= GIVEN PROBLEM =
Reproduce all lines of the listing below in which the word "chart" occurs.

= SUPPLIED INFORMATION =

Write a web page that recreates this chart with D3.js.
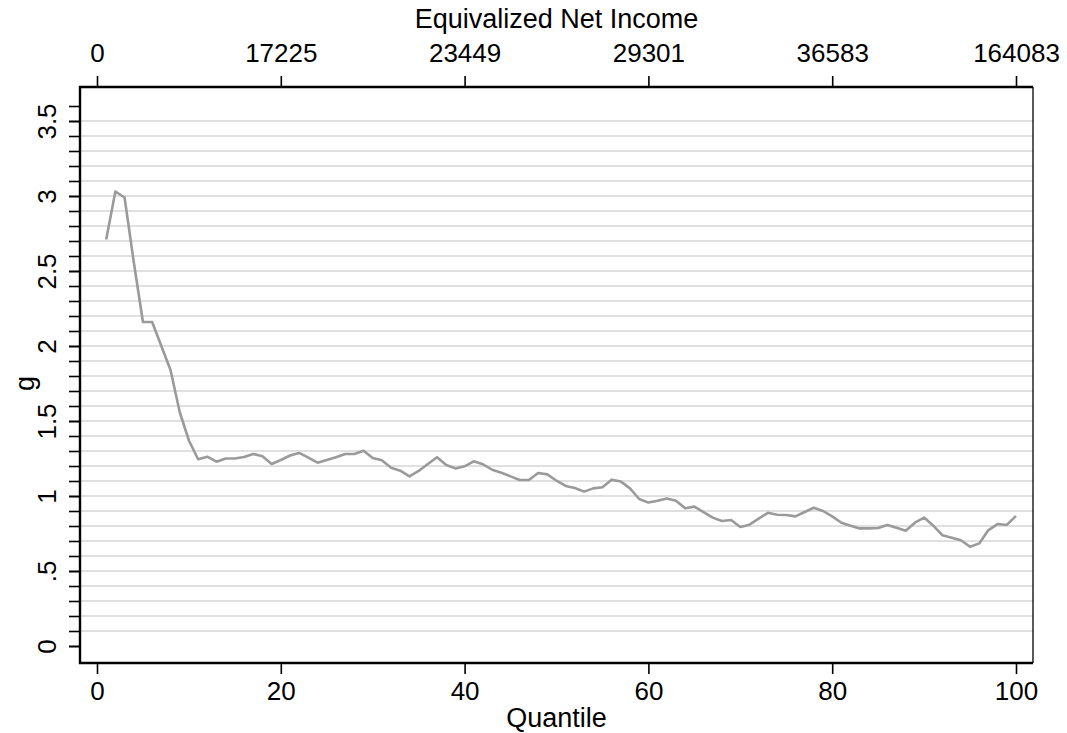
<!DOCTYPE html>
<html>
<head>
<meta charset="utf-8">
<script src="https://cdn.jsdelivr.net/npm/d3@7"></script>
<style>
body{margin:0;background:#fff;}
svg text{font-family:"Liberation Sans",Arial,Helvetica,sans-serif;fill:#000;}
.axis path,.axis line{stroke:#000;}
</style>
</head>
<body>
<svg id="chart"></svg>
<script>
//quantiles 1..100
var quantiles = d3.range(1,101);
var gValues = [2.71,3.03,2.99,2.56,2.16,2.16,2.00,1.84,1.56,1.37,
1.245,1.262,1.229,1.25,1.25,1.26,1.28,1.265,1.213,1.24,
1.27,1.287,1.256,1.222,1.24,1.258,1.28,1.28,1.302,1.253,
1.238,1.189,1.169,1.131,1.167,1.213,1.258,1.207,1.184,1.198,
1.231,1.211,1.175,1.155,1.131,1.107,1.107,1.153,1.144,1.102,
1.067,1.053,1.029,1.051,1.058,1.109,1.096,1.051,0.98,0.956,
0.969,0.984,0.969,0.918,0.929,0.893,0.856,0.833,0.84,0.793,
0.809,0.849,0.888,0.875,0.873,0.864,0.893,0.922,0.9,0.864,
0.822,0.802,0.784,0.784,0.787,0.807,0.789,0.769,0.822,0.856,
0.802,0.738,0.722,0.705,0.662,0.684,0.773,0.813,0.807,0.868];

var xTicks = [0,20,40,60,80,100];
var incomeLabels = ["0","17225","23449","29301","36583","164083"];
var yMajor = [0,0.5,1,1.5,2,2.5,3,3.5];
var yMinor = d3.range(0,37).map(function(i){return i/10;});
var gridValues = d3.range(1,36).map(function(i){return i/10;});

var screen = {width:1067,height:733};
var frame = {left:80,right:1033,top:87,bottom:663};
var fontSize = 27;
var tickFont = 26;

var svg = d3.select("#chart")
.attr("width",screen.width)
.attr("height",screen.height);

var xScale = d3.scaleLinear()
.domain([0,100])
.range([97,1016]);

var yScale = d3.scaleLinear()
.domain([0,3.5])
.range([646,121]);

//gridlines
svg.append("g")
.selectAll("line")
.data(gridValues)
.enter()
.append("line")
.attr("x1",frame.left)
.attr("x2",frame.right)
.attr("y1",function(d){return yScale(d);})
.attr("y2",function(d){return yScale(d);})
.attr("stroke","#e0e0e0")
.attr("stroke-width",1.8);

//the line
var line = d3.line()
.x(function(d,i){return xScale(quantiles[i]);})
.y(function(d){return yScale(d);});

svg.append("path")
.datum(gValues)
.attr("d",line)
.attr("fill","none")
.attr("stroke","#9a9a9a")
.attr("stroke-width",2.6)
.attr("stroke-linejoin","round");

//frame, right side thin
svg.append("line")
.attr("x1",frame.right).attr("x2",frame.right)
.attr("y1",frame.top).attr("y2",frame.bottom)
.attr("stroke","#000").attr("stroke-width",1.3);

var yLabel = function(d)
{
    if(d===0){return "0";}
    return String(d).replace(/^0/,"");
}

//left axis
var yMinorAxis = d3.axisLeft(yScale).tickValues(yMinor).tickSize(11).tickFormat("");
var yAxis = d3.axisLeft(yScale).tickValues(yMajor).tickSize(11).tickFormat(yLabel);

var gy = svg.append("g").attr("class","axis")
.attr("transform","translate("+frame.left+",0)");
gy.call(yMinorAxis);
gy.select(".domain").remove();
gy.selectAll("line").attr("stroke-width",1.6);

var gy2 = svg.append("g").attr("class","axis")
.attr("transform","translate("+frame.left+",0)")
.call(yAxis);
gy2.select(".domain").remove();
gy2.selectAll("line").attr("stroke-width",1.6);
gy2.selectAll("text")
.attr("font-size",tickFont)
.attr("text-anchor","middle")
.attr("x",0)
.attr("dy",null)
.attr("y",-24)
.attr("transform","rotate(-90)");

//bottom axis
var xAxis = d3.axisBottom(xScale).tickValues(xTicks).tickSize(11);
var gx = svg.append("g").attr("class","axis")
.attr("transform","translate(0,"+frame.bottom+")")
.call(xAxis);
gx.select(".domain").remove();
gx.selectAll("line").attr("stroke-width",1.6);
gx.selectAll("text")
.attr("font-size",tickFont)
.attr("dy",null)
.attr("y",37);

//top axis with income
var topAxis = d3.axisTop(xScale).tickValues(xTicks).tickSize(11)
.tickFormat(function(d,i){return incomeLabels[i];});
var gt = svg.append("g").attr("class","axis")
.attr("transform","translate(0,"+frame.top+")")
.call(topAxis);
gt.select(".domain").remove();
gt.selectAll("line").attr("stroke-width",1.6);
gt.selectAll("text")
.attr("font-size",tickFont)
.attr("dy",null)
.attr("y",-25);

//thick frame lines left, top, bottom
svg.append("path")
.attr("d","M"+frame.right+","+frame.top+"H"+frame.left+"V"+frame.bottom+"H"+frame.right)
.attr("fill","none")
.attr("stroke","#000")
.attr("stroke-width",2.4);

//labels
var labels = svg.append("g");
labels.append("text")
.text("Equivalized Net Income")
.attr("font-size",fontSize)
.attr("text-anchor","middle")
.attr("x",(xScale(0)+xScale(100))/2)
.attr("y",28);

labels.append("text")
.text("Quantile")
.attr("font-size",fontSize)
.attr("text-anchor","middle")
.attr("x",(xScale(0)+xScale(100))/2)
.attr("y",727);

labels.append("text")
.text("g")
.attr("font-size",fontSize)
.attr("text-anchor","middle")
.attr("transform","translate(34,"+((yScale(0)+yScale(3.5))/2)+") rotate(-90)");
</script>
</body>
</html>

= OUTPUT =
Write a web page that recreates this chart with D3.js.
<svg id="chart"></svg>
var svg = d3.select("#chart")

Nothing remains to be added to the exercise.